> Objective:
Lines from the one containing "Clone this chart" to the one containing "import * as", both lines included, are to be extracted exactly from the data below; pictures are excluded.

> Working data:

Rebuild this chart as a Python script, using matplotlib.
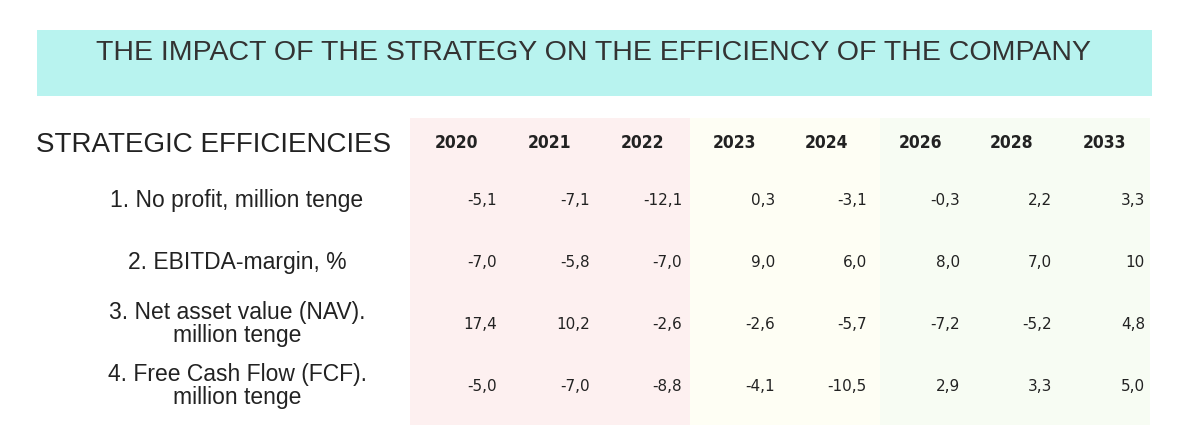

==

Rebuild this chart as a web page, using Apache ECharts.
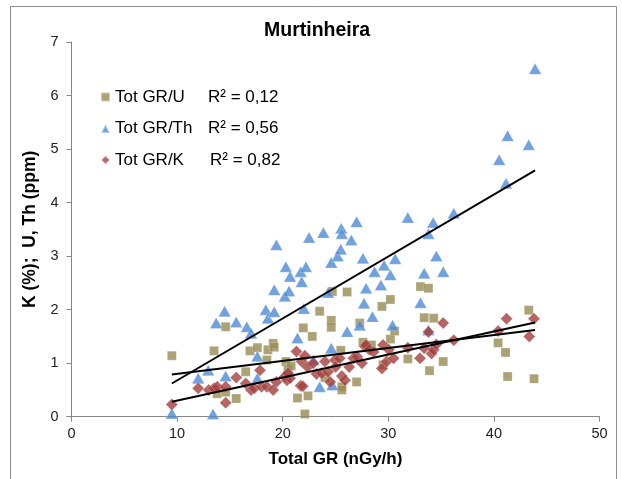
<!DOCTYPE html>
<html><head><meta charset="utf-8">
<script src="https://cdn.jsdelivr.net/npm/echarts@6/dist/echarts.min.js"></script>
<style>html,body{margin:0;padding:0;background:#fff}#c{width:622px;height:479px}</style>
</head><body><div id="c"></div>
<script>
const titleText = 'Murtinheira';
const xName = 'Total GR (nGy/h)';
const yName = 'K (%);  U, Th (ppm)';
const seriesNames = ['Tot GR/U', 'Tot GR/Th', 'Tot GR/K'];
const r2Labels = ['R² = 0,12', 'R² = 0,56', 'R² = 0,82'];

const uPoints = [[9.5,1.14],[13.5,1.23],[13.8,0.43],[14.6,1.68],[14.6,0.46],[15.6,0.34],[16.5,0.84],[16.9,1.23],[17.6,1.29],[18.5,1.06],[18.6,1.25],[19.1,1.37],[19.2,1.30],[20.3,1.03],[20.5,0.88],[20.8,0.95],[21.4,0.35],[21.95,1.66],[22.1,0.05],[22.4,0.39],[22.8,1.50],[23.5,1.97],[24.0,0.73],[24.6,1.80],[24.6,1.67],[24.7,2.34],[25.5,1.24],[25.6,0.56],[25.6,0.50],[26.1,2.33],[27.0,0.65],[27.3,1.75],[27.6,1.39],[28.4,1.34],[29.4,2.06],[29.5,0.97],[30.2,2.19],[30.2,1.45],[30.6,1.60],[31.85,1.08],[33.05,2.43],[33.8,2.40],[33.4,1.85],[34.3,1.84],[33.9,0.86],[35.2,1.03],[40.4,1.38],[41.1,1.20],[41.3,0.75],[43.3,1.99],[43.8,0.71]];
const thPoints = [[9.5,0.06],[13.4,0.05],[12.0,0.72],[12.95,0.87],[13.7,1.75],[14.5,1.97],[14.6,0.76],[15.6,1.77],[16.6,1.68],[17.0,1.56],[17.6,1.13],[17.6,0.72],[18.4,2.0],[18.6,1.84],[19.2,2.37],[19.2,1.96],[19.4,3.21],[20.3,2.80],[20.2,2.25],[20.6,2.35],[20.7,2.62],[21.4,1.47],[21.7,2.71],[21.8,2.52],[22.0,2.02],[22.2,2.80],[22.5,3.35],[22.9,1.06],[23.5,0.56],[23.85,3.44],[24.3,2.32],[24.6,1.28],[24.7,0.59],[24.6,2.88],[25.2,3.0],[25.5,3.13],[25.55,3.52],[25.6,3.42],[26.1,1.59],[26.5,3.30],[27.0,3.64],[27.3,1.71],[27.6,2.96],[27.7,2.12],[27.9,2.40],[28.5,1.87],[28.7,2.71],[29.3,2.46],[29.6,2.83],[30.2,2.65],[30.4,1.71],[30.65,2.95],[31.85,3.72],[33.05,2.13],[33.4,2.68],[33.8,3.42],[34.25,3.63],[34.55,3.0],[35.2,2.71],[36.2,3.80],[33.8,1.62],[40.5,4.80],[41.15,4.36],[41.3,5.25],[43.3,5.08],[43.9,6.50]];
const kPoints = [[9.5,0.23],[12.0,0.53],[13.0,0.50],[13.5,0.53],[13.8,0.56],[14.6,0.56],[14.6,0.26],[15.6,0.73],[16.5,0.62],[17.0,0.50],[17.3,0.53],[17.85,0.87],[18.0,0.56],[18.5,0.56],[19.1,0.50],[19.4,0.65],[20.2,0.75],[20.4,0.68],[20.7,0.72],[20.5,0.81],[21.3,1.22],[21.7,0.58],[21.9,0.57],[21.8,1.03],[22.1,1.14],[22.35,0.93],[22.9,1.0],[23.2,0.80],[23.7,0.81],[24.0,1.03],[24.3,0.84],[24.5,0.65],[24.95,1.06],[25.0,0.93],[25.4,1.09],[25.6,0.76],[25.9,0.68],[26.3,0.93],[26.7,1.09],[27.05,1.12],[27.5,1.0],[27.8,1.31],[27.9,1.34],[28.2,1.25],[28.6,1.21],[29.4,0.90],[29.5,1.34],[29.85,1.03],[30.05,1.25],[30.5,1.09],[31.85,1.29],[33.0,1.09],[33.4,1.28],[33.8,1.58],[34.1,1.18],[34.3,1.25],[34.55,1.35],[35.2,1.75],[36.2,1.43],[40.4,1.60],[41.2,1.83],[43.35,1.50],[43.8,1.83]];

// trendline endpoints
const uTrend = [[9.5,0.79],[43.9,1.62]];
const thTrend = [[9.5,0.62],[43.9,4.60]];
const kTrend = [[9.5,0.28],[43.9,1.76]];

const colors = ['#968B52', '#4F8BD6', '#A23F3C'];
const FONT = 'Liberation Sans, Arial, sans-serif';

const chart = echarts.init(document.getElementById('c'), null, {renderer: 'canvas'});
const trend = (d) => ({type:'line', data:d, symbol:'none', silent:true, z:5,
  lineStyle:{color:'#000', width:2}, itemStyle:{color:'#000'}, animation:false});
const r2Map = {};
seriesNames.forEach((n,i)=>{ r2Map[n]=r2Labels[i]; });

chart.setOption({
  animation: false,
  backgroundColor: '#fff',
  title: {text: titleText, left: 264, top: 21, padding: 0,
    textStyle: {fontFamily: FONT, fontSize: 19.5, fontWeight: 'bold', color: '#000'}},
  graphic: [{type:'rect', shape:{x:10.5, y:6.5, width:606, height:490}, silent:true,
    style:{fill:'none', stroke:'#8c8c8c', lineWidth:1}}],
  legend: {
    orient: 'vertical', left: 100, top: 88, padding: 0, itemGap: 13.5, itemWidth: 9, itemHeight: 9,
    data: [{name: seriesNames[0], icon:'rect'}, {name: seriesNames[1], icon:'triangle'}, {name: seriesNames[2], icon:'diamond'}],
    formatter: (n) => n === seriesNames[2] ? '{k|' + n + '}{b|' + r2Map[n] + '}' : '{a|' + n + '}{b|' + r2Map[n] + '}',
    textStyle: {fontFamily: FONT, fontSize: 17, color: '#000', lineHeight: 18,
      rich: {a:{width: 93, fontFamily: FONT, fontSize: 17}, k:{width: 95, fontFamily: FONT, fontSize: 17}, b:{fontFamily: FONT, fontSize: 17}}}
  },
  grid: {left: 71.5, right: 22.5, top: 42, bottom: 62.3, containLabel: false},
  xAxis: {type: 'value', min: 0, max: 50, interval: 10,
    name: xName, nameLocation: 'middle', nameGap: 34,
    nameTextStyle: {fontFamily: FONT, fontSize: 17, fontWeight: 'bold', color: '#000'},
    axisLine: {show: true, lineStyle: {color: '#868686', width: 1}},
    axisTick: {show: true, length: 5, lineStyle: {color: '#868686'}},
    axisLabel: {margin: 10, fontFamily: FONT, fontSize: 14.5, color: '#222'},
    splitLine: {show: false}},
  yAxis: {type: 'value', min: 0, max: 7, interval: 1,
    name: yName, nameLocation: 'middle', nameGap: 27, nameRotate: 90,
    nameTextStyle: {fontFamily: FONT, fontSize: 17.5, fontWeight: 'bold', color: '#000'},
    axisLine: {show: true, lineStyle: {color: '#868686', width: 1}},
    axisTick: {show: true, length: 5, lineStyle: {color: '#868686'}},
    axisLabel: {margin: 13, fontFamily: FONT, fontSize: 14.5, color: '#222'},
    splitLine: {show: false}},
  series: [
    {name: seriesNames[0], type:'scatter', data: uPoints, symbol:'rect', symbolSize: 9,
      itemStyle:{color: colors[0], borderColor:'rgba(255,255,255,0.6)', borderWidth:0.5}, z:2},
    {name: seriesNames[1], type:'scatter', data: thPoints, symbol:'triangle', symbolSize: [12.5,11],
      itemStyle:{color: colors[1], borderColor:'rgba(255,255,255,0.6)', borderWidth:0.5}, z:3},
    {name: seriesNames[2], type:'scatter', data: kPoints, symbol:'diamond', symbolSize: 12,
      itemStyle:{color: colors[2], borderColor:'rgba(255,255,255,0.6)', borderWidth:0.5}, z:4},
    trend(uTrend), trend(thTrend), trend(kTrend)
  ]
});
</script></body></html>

...

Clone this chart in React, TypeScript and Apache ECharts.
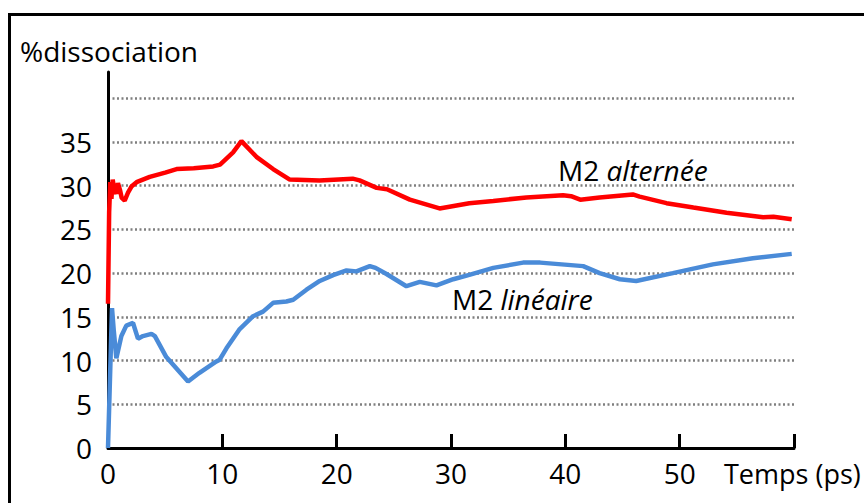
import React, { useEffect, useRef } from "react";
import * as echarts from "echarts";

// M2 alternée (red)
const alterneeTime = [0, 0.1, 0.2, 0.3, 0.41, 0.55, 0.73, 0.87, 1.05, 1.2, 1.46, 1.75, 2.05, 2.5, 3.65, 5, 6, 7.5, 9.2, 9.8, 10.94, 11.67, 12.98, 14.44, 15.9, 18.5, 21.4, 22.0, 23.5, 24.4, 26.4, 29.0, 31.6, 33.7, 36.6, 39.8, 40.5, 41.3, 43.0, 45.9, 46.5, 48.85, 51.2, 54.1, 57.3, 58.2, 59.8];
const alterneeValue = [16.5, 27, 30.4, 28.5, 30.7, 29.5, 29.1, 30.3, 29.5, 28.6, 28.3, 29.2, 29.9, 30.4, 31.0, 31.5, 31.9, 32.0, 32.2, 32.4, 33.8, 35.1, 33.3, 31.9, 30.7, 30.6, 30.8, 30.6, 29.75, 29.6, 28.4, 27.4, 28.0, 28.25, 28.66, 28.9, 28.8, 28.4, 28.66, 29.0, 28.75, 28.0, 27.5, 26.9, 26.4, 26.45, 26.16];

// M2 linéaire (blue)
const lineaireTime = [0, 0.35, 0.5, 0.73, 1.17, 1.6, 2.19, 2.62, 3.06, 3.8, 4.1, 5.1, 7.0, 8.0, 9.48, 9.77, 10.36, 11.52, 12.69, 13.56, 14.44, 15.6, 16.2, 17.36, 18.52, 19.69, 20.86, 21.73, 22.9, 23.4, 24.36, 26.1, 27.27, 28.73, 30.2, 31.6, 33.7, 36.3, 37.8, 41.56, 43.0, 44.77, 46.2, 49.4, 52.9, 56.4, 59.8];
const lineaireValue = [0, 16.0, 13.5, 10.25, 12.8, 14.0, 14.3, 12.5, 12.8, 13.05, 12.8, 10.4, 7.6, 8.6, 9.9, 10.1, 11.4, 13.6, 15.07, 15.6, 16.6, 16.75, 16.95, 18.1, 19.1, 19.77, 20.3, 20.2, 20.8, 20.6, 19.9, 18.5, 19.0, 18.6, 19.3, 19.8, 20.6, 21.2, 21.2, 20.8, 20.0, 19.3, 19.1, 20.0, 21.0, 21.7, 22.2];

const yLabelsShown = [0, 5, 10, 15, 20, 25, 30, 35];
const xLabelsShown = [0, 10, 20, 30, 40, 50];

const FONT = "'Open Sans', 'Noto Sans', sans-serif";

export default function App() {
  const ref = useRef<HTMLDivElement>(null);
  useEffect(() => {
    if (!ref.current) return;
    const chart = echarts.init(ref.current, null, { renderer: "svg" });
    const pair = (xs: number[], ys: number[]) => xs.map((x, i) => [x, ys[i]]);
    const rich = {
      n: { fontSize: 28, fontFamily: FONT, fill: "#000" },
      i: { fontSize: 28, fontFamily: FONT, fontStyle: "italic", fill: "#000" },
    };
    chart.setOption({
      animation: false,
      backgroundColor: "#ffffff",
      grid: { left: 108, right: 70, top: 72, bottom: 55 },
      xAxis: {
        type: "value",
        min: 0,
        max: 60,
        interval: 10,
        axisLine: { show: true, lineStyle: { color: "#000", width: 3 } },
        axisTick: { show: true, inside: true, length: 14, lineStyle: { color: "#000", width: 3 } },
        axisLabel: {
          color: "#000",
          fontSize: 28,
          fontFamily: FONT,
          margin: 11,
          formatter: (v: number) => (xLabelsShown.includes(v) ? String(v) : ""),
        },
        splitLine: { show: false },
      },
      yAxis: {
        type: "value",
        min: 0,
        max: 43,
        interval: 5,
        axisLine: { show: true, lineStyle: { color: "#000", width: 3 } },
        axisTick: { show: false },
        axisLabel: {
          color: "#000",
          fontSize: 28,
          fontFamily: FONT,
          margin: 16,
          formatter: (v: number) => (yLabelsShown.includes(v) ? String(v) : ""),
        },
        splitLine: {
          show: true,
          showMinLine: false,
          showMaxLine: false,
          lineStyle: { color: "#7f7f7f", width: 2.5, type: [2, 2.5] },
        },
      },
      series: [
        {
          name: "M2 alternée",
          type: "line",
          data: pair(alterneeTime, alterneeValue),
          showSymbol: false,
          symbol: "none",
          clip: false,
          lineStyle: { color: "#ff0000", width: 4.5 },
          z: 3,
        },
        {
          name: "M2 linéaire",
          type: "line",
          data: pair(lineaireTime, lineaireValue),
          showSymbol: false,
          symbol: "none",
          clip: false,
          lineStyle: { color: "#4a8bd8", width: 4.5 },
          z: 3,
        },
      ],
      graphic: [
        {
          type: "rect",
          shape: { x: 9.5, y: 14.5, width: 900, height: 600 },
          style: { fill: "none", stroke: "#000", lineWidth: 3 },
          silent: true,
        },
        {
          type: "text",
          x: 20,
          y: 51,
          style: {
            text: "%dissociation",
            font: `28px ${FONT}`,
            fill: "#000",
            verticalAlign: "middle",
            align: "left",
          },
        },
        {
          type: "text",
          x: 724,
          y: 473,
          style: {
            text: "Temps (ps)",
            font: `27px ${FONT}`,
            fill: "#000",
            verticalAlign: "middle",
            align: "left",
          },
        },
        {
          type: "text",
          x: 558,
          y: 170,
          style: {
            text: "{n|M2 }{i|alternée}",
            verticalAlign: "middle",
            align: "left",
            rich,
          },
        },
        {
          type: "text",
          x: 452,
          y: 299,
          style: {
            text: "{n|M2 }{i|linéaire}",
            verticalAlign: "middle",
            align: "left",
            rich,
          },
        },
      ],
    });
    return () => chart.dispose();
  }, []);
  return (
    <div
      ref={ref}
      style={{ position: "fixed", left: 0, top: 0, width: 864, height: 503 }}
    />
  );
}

> Written reply:
Clone this chart in React, TypeScript and Apache ECharts.
import React, { useEffect, useRef } from "react";
import * as echarts from "echarts";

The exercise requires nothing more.